Parrotta Contemporary Art Augustenstr. 78-89, 70197 Stuttgart Project Space Berlin Allemagne
Wendy Ewald 'Secret Games' - Collaboration with Children
With »Secret Games« the Gallery Parrotta presents the first exhibition of the 1951 born American photographer, conceptual and video artist Wendy Ewald in Germany. For more than thirty years Wendy Ewald gives cameras to children, to work together with them, documenting and bringing out their dreams, fears and experiences of their daily life in pictures and words.
As the project of her life, Wendy Ewald travelled around the world, to take pictures with children from different cultural and social backgrounds. Our stereotypical perceptions of childhood and innocent eyes are totally taken away through their pictures in one click.
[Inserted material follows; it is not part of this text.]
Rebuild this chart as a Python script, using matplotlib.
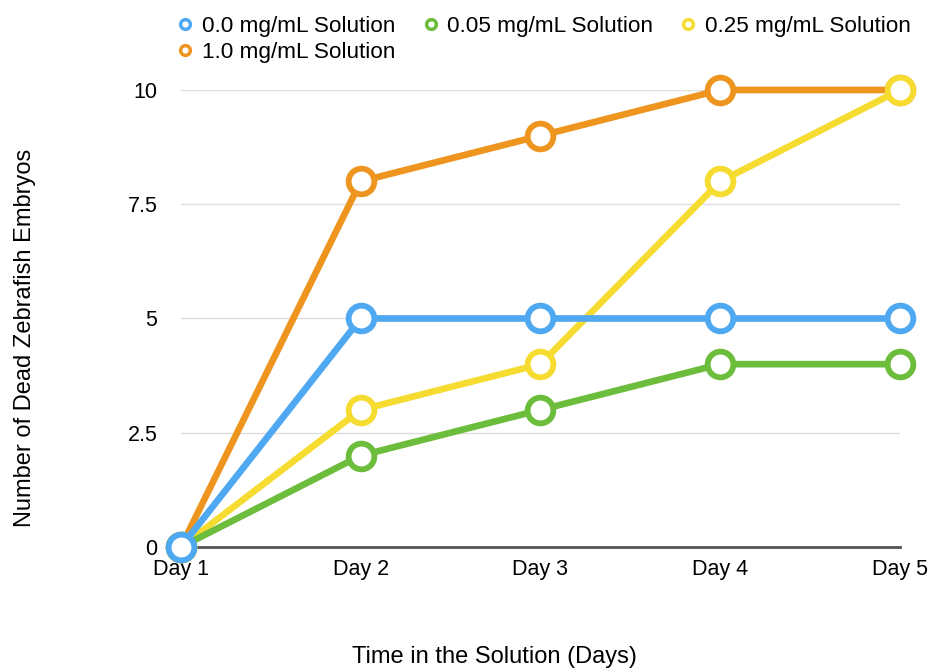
import matplotlib.pyplot as plt

plt.rcParams['font.family'] = ['Liberation Sans', 'DejaVu Sans']

days = ['Day 1', 'Day 2', 'Day 3', 'Day 4', 'Day 5']
yticks = [0, 2.5, 5, 7.5, 10]
ytick_labels = ['0', '2.5', '5', '7.5', '10']

dose_00 = [0, 5, 5, 5, 5]
dose_005 = [0, 2, 3, 4, 4]
dose_025 = [0, 3, 4, 8, 10]
dose_10 = [0, 8, 9, 10, 10]

series = [
    ('0.0 mg/mL Solution', dose_00, '#4fa8f2'),
    ('0.05 mg/mL Solution', dose_005, '#6cbd3c'),
    ('0.25 mg/mL Solution', dose_025, '#f6dc30'),
    ('1.0 mg/mL Solution', dose_10, '#ee9520'),
]
# draw order: later ones on top
z_order = {'1.0 mg/mL Solution': 3, '0.25 mg/mL Solution': 4,
           '0.05 mg/mL Solution': 5, '0.0 mg/mL Solution': 6}

fig = plt.figure(figsize=(9.3, 6.69), dpi=100)
ax = fig.add_axes([0.1946, 0.1824, 0.7731, 0.6831])

x = list(range(len(days)))
handles = {}
for label, vals, color in series:
    ax.plot(x, vals, color=color, lw=4.8, zorder=z_order[label],
            solid_capstyle='round', clip_on=False)
    ax.plot(x, vals, 'o', ms=18.5, mfc='white', mec=color, mew=4.2,
            zorder=z_order[label] + 0.5, clip_on=False)
    h, = ax.plot([], [], 'o', ms=7, mfc='white', mec=color, mew=2.5, label=label)
    handles[label] = h

ax.set_xlim(0, 4)
ax.set_ylim(0, 10)
ax.set_xticks(x)
ax.set_xticklabels(days, fontsize=15.5)
ax.set_yticks(yticks)
ax.set_yticklabels(ytick_labels, fontsize=15.5)
ax.tick_params(length=0)
ax.tick_params(axis='x', pad=9)
ax.tick_params(axis='y', pad=17)

for t in yticks[1:]:
    ax.axhline(t, color='#dddddd', lw=1, zorder=1)

for s in ['top', 'right', 'left']:
    ax.spines[s].set_visible(False)
ax.spines['bottom'].set_color('#555555')
ax.spines['bottom'].set_linewidth(2)

fig.text(0.027, 0.495, 'Number of Dead Zebrafish Embryos', rotation=90,
         ha='center', va='center', fontsize=17)
fig.text(0.532, 0.018, 'Time in the Solution (Days)', ha='center',
         va='center', fontsize=17)

# legend fills column-wise, so order handles to read row by row
legend_order = ['0.0 mg/mL Solution', '1.0 mg/mL Solution',
                '0.05 mg/mL Solution', '0.25 mg/mL Solution']
fig.legend(handles=[handles[k] for k in legend_order], loc='upper left',
           bbox_to_anchor=(0.168, 1.006), ncol=3, frameon=False, fontsize=16.2,
           handlelength=0.8, handletextpad=0.35, columnspacing=1.15,
           labelspacing=0.22)

fig.savefig('out.png', dpi=100)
In a merciless, intensive and from time to time unsettling poetical way, the children show in their photographs their environment and put themselves into the pictures to bring their own meaning into it. It is the interchanging of position of power that makes the work of Wendy Ewald so deeply intensive and powerful. She creates situations to bring to the surface what attracts the children and what seemed to them important enough to tell. Therefore we see kaleidoscopical portraits of childhood, made of turbulent, dreamt, thoughtful and melancholical moments between reality and fiction, which evoke affections of closeness but on the other hand are inapproachable.
Wendy Ewald has received many honors, including a MacArthur Fellowship and grants from the National Endowment for the Arts, The Andy Warhol Foundation, and the Fulbright Commission. She was also a senior fellow at the Vera List Center for Art and Politics at the New School from 2000-2002. She has had solo exhibitions at the International Center of Photography in New York, the Center for Creative Photography in Tucson, the George Eastman House in Rochester, Nederlands Foto Institute in Rotterdam, the Fotomuseum in Wintherthur, Switzerland, and the Corcoran Gallery of American Art among others. Her work was included in the 1997 Whitney Biennial. She has published ten books, her fifth, a retrospective documenting her projects entitled Secret Games, was published by Scalo in 2000. Two books on recent projects were published in 2005. A third, To The Promised land was published in 2006 to accompany an outdoor installation in Margate, England commissioned by ArtAngel. She is currently teaching at Amherst College. She also remains an artist in residence at the John Hope Franklin Center and senior research associate at the Center for Documentary Studies at Duke University.
Toshiya Momose 'Stills'
With the exhibition »Stills« the Gallery Parrotta shows in Stuttgart and Berlin a first comprehensive range of works of the Japanese photographer Toshiya Momose (*1968) in Germany. Always from the perspective of a visitor, traveller and silent observer Momose takes pictures of metropolises like Havanna, Istanbul, Buenos Aires, Tokyo, Shanghai, New York and - newer works - of cultivated landscapes in Germany. Throughout the work are desert- scenes, which evoke impressions of abandonment. Therefore the manifestation of time stays in focus of the artistic idea from Toshiya Momose. In the sense of the »dialectical image« of Walter Benjamin he creates configurations inside the process of history, which single out images of the flow of time, by underlining cognition in an active fixed moment and so refer to not lived reality. To get those glimpses of compressed time, Toshiya Momose waits frequently many hours behind his camera. He catches in one picture the instant of emptiness and abandonment in usually bustling places. Through that his photographs seem to breath a fearful silence - a vacuum even inside highly artificial spaces getting generated, and reflecting about caducity and death.
Toshiya Momose is professor for Photography at Kyushu Sangyo University of Fukuoka/Japan and from 2006 to 2007 he was guest professor at the Staatliche Akademie der Bildenden Künste in Stuttgart. His photographs have been shown widely in Japan and in 2002 he received the Ken Domon Photography Award. About his photographic work have been published a range of books, latest 'Never Land my Havanna' (2006). His artwork is further included in private and public collections like the Kiyosato Museum of Photographic Art, the Ken Domon Museum of Photography and the Museum of Kyushu Sangyo University, Fukuoka.